**WHAT TO WORK ON**. Exact reproduction of the data is required, with images excluded.

**GIVEN DATA**.
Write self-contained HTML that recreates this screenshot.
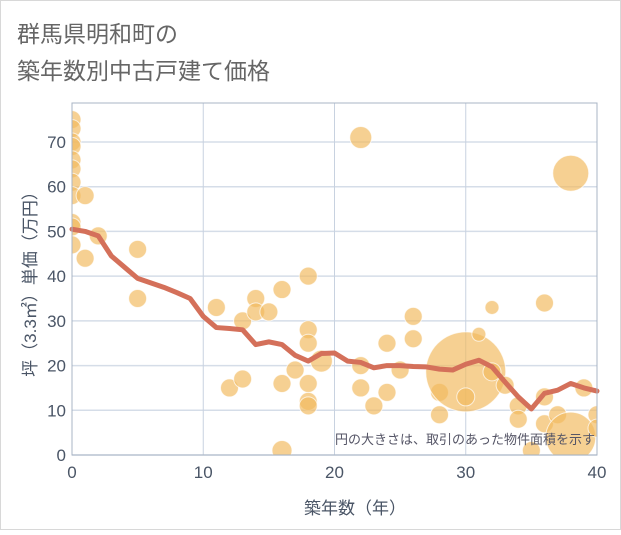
<!DOCTYPE html>
<html><head><meta charset="utf-8"><style>
body{margin:0;background:#fff;}
svg text{font-family:"Liberation Sans","Noto Sans CJK JP",sans-serif;}
</style></head><body>
<svg id="c" width="621" height="530" xmlns="http://www.w3.org/2000/svg">
<rect x="0.5" y="0.5" width="620" height="529" fill="#fff" stroke="#d8d8d8"/>
<text x="17" y="42" font-size="23" fill="#666">群馬県明和町の</text>
<text x="17" y="79" font-size="23" fill="#666">築年数別中古戸建て価格</text>
<defs><clipPath id="pc"><rect x="72" y="103" width="525" height="352"/></clipPath></defs>
<g id="grid"></g>
<g id="bubbles" clip-path="url(#pc)"></g>
<g id="line"></g>
<rect x="72" y="103" width="525" height="352" fill="none" stroke="#a8b4c4" stroke-width="1"/>
<g id="ticks"></g>
<text x="595" y="444" font-size="13" fill="#556" text-anchor="end">円の大きさは、取引のあった物件面積を示す</text>
<text x="355" y="514" font-size="17" fill="#4a5566" text-anchor="middle">築年数（年）</text>
<text transform="translate(36,280) rotate(-90)" font-size="17" fill="#4a5566" text-anchor="middle">坪（3.3㎡）単価（万円）</text>
</svg>
<script>
const xTicks=[0,10,20,30,40];
const yTicks=[0,10,20,30,40,50,60,70];
const lineX=[0,1,2,3,4,5,6,7,8,9,10,11,12,13,14,15,16,17,18,19,20,21,22,23,24,25,26,27,28,29,30,31,32,33,34,35,36,37,38,39,40];
const lineY=[50.5,50,49,44.5,42,39.5,38.5,37.5,36.3,35,31,28.5,28.3,28,24.7,25.3,24.7,22.3,21,22.7,22.8,21,20.7,19.5,20,20,19.8,19.7,19.2,19,20.3,21.2,19.7,16.3,13,10.3,13.8,14.5,16,15,14.3];
const bubX=[0,0,0,0,0,0,0,0,0,0,0,1,1,2,5,5,11,12,13,13,14,14,15,16,16,16,17,18,18,18,18,18,18,19,22,22,22,23,24,24,25,26,26,28,28,30,30,31,32,32,33,34,34,35,36,36,36,37,38,38,39,40,40];
const bubY=[75,73,70,69,66,64,61,58,52,51,47,58,44,49,46,35,33,15,30,17,35,32,32,37,16,1,19,40,28,25,16,12,11,21,71,20,15,11,25,14,19,31,26,14,9,18.6,13,27,33,18.6,15.6,11,8,1,34,13,7,9,63,4,15,9,6];
const bubR=[9,9,9,9,9,9,9,9,9,9,9,9,9,9,9,9,9,9,9,9,9,9,9,9,9,10,9,9,9,9,9,9,9,11,11,9,9,9,9,9,9,9,9,9,9,40,9,7,7,9,9,9,9,9,9,9,9,9,18,25,9,9,9];
const L=72,R=597,B=455,T=103;
const sx=v=>L+v*(R-L)/40;
const sy=v=>B-v*(455-142)/70;
const NS="http://www.w3.org/2000/svg";
function mk(tag,attrs,parent){const e=document.createElementNS(NS,tag);for(const k in attrs)e.setAttribute(k,attrs[k]);parent.appendChild(e);return e;}
const grid=document.getElementById('grid'),ticks=document.getElementById('ticks');
yTicks.forEach(v=>{
 const g=mk('line',{x1:L,x2:R,y1:sy(v),y2:sy(v),stroke:'#d5dde8','stroke-width':1.5},grid);
 
 
 const t=mk('text',{x:L-6,y:sy(v)+6,'font-size':17,fill:'#4a5566','text-anchor':'end'},ticks);
 t.textContent=v;
 
 
});
xTicks.forEach(v=>{
 const g=mk('line',{x1:sx(v),x2:sx(v),y1:T,y2:B,stroke:'#c8d2e0','stroke-width':1},grid);
 
 
 const t=mk('text',{x:sx(v),y:B+23,'font-size':17,fill:'#4a5566','text-anchor':'middle'},ticks);
 t.textContent=v;
 
 
});
const bg=document.getElementById('bubbles');
bubX.forEach((x,i)=>{
 const c=mk('circle',{cx:sx(x),cy:sy(bubY[i]),r:bubR[i],fill:'rgba(242,185,95,0.68)',stroke:'rgba(255,255,255,0.7)','stroke-width':1},bg);
 
 
});
const pts=lineX.map((x,i)=>sx(x)+','+sy(lineY[i])).join(' ');
const pl=mk('polyline',{points:pts,fill:'none',stroke:'#d4705a','stroke-width':5,'stroke-linejoin':'round','stroke-linecap':'round'},document.getElementById('line'));


</script>
</body></html>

**RESPONSE TO THE TASK**.
Write self-contained HTML that recreates this screenshot.
<!DOCTYPE html>
<html><head><meta charset="utf-8"><style>
body{margin:0;background:#fff;}
svg text{font-family:"Liberation Sans","Noto Sans CJK JP",sans-serif;}
</style></head><body>
<svg id="c" width="621" height="530" xmlns="http://www.w3.org/2000/svg">
<rect x="0.5" y="0.5" width="620" height="529" fill="#fff" stroke="#d8d8d8"/>
<text x="17" y="42" font-size="23" fill="#666">群馬県明和町の</text>
<text x="17" y="79" font-size="23" fill="#666">築年数別中古戸建て価格</text>
<defs><clipPath id="pc"><rect x="72" y="103" width="525" height="352"/></clipPath></defs>
<g id="grid"></g>
<g id="bubbles" clip-path="url(#pc)"></g>
<g id="line"></g>
<rect x="72" y="103" width="525" height="352" fill="none" stroke="#a8b4c4" stroke-width="1"/>
<g id="ticks"></g>
<text x="595" y="444" font-size="13" fill="#556" text-anchor="end">円の大きさは、取引のあった物件面積を示す</text>
<text x="355" y="514" font-size="17" fill="#4a5566" text-anchor="middle">築年数（年）</text>
<text transform="translate(36,280) rotate(-90)" font-size="17" fill="#4a5566" text-anchor="middle">坪（3.3㎡）単価（万円）</text>
</svg>
<script>
const xTicks=[0,10,20,30,40];
const yTicks=[0,10,20,30,40,50,60,70];
const lineX=[0,1,2,3,4,5,6,7,8,9,10,11,12,13,14,15,16,17,18,19,20,21,22,23,24,25,26,27,28,29,30,31,32,33,34,35,36,37,38,39,40];
const lineY=[50.5,50,49,44.5,42,39.5,38.5,37.5,36.3,35,31,28.5,28.3,28,24.7,25.3,24.7,22.3,21,22.7,22.8,21,20.7,19.5,20,20,19.8,19.7,19.2,19,20.3,21.2,19.7,16.3,13,10.3,13.8,14.5,16,15,14.3];
const bubX=[0,0,0,0,0,0,0,0,0,0,0,1,1,2,5,5,11,12,13,13,14,14,15,16,16,16,17,18,18,18,18,18,18,19,22,22,22,23,24,24,25,26,26,28,28,30,30,31,32,32,33,34,34,35,36,36,36,37,38,38,39,40,40];
const bubY=[75,73,70,69,66,64,61,58,52,51,47,58,44,49,46,35,33,15,30,17,35,32,32,37,16,1,19,40,28,25,16,12,11,21,71,20,15,11,25,14,19,31,26,14,9,18.6,13,27,33,18.6,15.6,11,8,1,34,13,7,9,63,4,15,9,6];
const bubR=[9,9,9,9,9,9,9,9,9,9,9,9,9,9,9,9,9,9,9,9,9,9,9,9,9,10,9,9,9,9,9,9,9,11,11,9,9,9,9,9,9,9,9,9,9,40,9,7,7,9,9,9,9,9,9,9,9,9,18,25,9,9,9];
const L=72,R=597,B=455,T=103;
const sx=v=>L+v*(R-L)/40;
const sy=v=>B-v*(455-142)/70;
const NS="http://www.w3.org/2000/svg";
function mk(tag,attrs,parent){const e=document.createElementNS(NS,tag);for(const k in attrs)e.setAttribute(k,attrs[k]);parent.appendChild(e);return e;}
const grid=document.getElementById('grid'),ticks=document.getElementById('ticks');
yTicks.forEach(v=>{
 const g=mk('line',{x1:L,x2:R,y1:sy(v),y2:sy(v),stroke:'#d5dde8','stroke-width':1.5},grid);
 
 
 const t=mk('text',{x:L-6,y:sy(v)+6,'font-size':17,fill:'#4a5566','text-anchor':'end'},ticks);
 t.textContent=v;
 
 
});
xTicks.forEach(v=>{
 const g=mk('line',{x1:sx(v),x2:sx(v),y1:T,y2:B,stroke:'#c8d2e0','stroke-width':1},grid);
 
 
 const t=mk('text',{x:sx(v),y:B+23,'font-size':17,fill:'#4a5566','text-anchor':'middle'},ticks);
 t.textContent=v;
 
 
});
const bg=document.getElementById('bubbles');
bubX.forEach((x,i)=>{
 const c=mk('circle',{cx:sx(x),cy:sy(bubY[i]),r:bubR[i],fill:'rgba(242,185,95,0.68)',stroke:'rgba(255,255,255,0.7)','stroke-width':1},bg);
 
 
});
const pts=lineX.map((x,i)=>sx(x)+','+sy(lineY[i])).join(' ');
const pl=mk('polyline',{points:pts,fill:'none',stroke:'#d4705a','stroke-width':5,'stroke-linejoin':'round','stroke-linecap':'round'},document.getElementById('line'));


</script>
</body></html>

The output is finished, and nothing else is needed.